The annual Consumer Electronics Show (CES) has been the starting line for a myriad of technologies over the last forty three years, some of which have, of course, failed to make inroads in the consumer electronics market (My car still doesn’t fly). All the chatter this year seems to be on the fact – the fact – that consumers want tablets and smart phones that will pretty much be their computers. The real battle is over whose tablets/pads/genius-phones will win out in the consumer market.
Cecilia Kang reported in The Washington Post that the first day of the show was filled largely with network providers explaining how their networks were being prepared for the high-speed/high-traffic demands of the soon-to-explode use of pad computers and uber-smart phones:
And to make those gadgets run high-definition streaming videos and online games, mobile service carriers showcased their new high-speed Internet networks. Verizon Communications Chief Executive Ivan Seidenberg launched the convention with a keynote speech outlining his company’s vision to provide faster Internet connections on mobile phones and on the fiber lines that run into its 15 million customers’ homes. Verizon, Sprint Nextel and AT&T are in a race to attract customers for their recently launched high-speed mobile networks.
The heated debate over net neutrality also got aired. Not surprisingly, Verizon executives don’t want ‘government interference’ destroying innovation (From Ms. Kang’s report):
Neil Fried, a house staffer for the Energy and Commerce Committee, said during the Net neutrality panel discussion that the first priority for his committee, which was turned over to Republicans this week, is to overturn the FCC’s rules. Verizon Communications Executive Vice President Tom Tauke said that his firm doesn’t support the agency’s Internet regulations and is studying what it might do in response to the rules. Industry experts are watching whether Verizon or another carrier challenges the FCC decision in courts.

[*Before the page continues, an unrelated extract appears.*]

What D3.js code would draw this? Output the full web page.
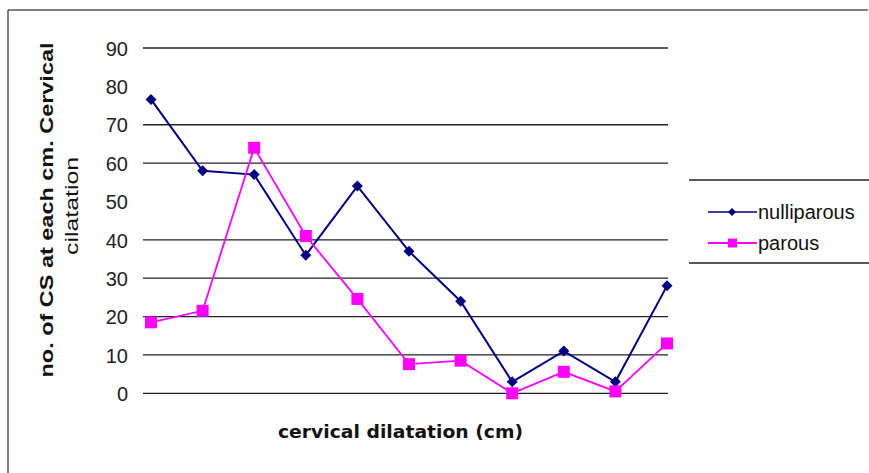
<!DOCTYPE html>
<html>
<head>
<meta charset="utf-8">
<script src="https://cdn.jsdelivr.net/npm/d3@7"></script>
<style>
  html, body { margin: 0; padding: 0; background: #fff; }
  svg { display: block; }
</style>
</head>
<body>
<svg id="chart" width="869" height="473"></svg>
<script>
// ---- data ----
const categories = ["1", "2", "3", "4", "5", "6", "7", "8", "9", "10", "11"];
const nulliparous = [76.6, 58, 57, 36, 54, 37, 24, 3, 11, 3, 28];
const parous = [18.5, 21.5, 64, 41, 24.6, 7.6, 8.5, 0, 5.6, 0.5, 13];
const yTicks = [0, 10, 20, 30, 40, 50, 60, 70, 80, 90];
const gridValues = [0, 10, 20, 30, 40, 60, 70, 90];
const seriesNames = ["nulliparous", "parous"];

// ---- layout ----
const svg = d3.select("#chart");
const plotLeft = 143, plotRight = 668, plotTop = 48, plotBottom = 393.3;

const x = d3.scalePoint().domain(categories).range([151, 667]);
const y = d3.scaleLinear().domain([0, 90]).range([plotBottom, plotTop]);

// outer frame (top and left edges visible)
svg.append("line").attr("x1", 8).attr("x2", 868).attr("y1", 10).attr("y2", 10)
  .attr("stroke", "#555").attr("stroke-width", 1.5);
svg.append("line").attr("x1", 8).attr("x2", 8).attr("y1", 10).attr("y2", 473)
  .attr("stroke", "#555").attr("stroke-width", 1.5);

// gridlines
svg.append("g").selectAll("line").data(gridValues).join("line")
  .attr("x1", plotLeft).attr("x2", plotRight)
  .attr("y1", d => y(d)).attr("y2", d => y(d))
  .attr("stroke", "#222").attr("stroke-width", 1.3);

// y axis tick labels
const yAxis = d3.axisLeft(y).tickValues(yTicks).tickSize(0).tickPadding(0);
const gy = svg.append("g").attr("transform", "translate(128,0)").call(yAxis);
gy.select(".domain").remove();
gy.selectAll("text")
  .attr("font-family", "Liberation Sans, Arial, sans-serif")
  .attr("font-size", 20).attr("fill", "#222").attr("dy", "0.36em");

// lines
const lineGen = d3.line().x((d, i) => x(categories[i])).y(d => y(d));
svg.append("path").datum(nulliparous).attr("d", lineGen)
  .attr("fill", "none").attr("stroke", "#000080").attr("stroke-width", 2);
svg.append("path").datum(parous).attr("d", lineGen)
  .attr("fill", "none").attr("stroke", "#FF00FF").attr("stroke-width", 1.8);

// markers
const diamond = (cx, cy, r) => `M${cx},${cy - r}L${cx + r},${cy}L${cx},${cy + r}L${cx - r},${cy}Z`;
svg.append("g").selectAll("path").data(nulliparous).join("path")
  .attr("d", (d, i) => diamond(x(categories[i]), y(d), 5.5))
  .attr("fill", "#000080");
svg.append("g").selectAll("rect").data(parous).join("rect")
  .attr("x", (d, i) => x(categories[i]) - 6).attr("y", d => y(d) - 6)
  .attr("width", 12).attr("height", 12).attr("fill", "#FF00FF");

// legend
svg.append("line").attr("x1", 689).attr("x2", 869).attr("y1", 180).attr("y2", 180)
  .attr("stroke", "#222").attr("stroke-width", 1.3);
svg.append("line").attr("x1", 689).attr("x2", 869).attr("y1", 263).attr("y2", 263)
  .attr("stroke", "#222").attr("stroke-width", 1.3);
const legY = [212, 243];
const legColors = ["#000080", "#FF00FF"];
seriesNames.forEach((name, i) => {
  svg.append("line").attr("x1", 708).attr("x2", 757).attr("y1", legY[i]).attr("y2", legY[i])
    .attr("stroke", legColors[i]).attr("stroke-width", i === 0 ? 1.5 : 2);
  if (i === 0) {
    svg.append("path").attr("d", diamond(732, legY[i], 4)).attr("fill", legColors[i]);
  } else {
    svg.append("rect").attr("x", 728).attr("y", legY[i] - 4.5).attr("width", 9).attr("height", 9)
      .attr("fill", legColors[i]);
  }
  svg.append("text").attr("x", 758).attr("y", legY[i]).attr("dy", "0.35em")
    .attr("font-family", "Liberation Sans, Arial, sans-serif").attr("font-size", 20)
    .attr("fill", "#111").text(name);
});

// axis titles
svg.append("text").attr("x", 400.5).attr("y", 438).attr("text-anchor", "middle")
  .attr("font-family", "DejaVu Sans, Verdana, sans-serif").attr("font-weight", "bold")
  .attr("font-size", 18.5).attr("textLength", 245).attr("lengthAdjust", "spacingAndGlyphs")
  .attr("fill", "#111").text("cervical dilatation (cm)");

const yt = svg.append("g").attr("transform", "translate(0,210) rotate(-90)");
yt.append("text").attr("x", 0).attr("y", 53).attr("text-anchor", "middle")
  .attr("font-family", "Liberation Sans, Arial, sans-serif").attr("font-weight", "bold")
  .attr("font-size", 19).attr("textLength", 335).attr("lengthAdjust", "spacingAndGlyphs")
  .attr("fill", "#111").text("no. of CS at each cm. Cervical");
yt.append("text").attr("x", 4).attr("y", 78).attr("text-anchor", "middle")
  .attr("font-family", "Liberation Sans, Arial, sans-serif").attr("font-weight", "normal")
  .attr("font-size", 19).attr("textLength", 98).attr("lengthAdjust", "spacingAndGlyphs")
  .attr("fill", "#111").text("cilatation");
</script>
</body>
</html>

Lord knows ‘government intervention’ with those pesky stoplights, speed limits, and emission standards has all but destroyed the automobile industry. But I digress…
From there, all attention turned to the devices that are hitting the market to take advantage of those speeds. The tablet market is not especially new, but the iPad is the first to be a real success. Now Windows- and Android-running machines are scrambling to inch out the iPad. Rachel Metz, also of The Washington Post, focused on the various iPad challengers at the CES:
Companies tried for years to popularize tablets, but the frenzy began only with the release of the iPad in April. Now companies whose names don’t include the word “Apple” are doing everything they can to differentiate themselves from the tablet front-runner.
They’re adding bells and whistles the iPad doesn’t yet have – such as front and back cameras for video chatting and picture taking and the ability to work over next-generation 4G data networks – in hopes of taking on the iPad, or at least carving out a niche.
If you are in the market for a non-iPad pad, her report nicely surveys the tech-scape demonstrated in Las Vegas. Apple is likely to release the next generation of iPad in 2011 as well, but Apple’s greatest influence at the CES is precisely that the company is not there – encouraging the many thousands in attendance to wonder what will come out of Cupertino, just over the mountains.